The push-pull starts off very slowly in the beginning. But as the relationship continues, the push and the pull would become a constant in this intense relationship. One is always running while the other is always chasing.
We go back and forth while narrowly coming face-to-face with one another. It’s not that I don’t know that I deserve better, but it didn’t start off like that so I’d stubbornly hang on to threads. Then we turn to see each other in between chases, the passion ignites and the world seems to stand still. The love we feel and share in these fleeting and increasingly rare moments are what keeps the relationship alive.
These crumbs of love I’m fed when I get too grumpy is the reason I stay until it gets too painful to.
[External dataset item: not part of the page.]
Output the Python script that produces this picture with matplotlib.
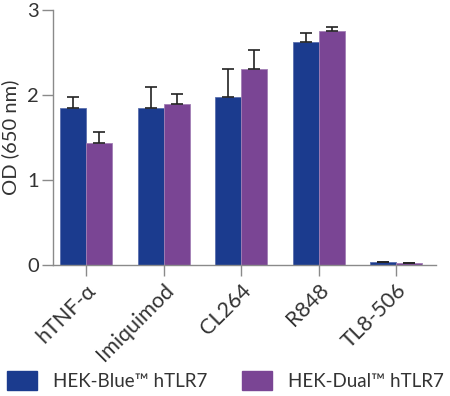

Some couples will stay in these relationships for a lifetime, feeding off the love and connection they feel in between chases.
I know what is not acceptable to me, but I found myself making concessions, making compromises I knew I had no business making. But love is pretty strong motivation.
“Next time he speaks to me like that I’ll leave” “Next time he stands me up I’ll leave” “Next time I ask what exactly we’re doing and he doesn’t give a good enough answer I’m leaving”
But you never do. Do you? Because there’s something poetic about that kind of love right? Because you just need to endure it a little longer it’ll all end well? No?
I remember when I was much younger and I had such lofty dreams about love. I’ve had to question my sanity and adulting level over it a couple of times because of the experiences I’ve had but I still have silly little dreams about love.
Relationships are not meant to cause us pain. Our relationships should feel easy, supportive, honest and loving. Settling for less is not an option, especially when you’re being the best version of yourself.
A person that loves you will express it, as often as they can and you’ll have no doubts. A person that repeatedly does hurtful things to you has no respect for you. A person that ghosts you shouldn’t even be in your life.
You’re not asking for too much, you’re just asking the wrong people. It’s okay to demand to be loved how you choose.
If it feels like just a little love but never enough for you, it’s not the right for you.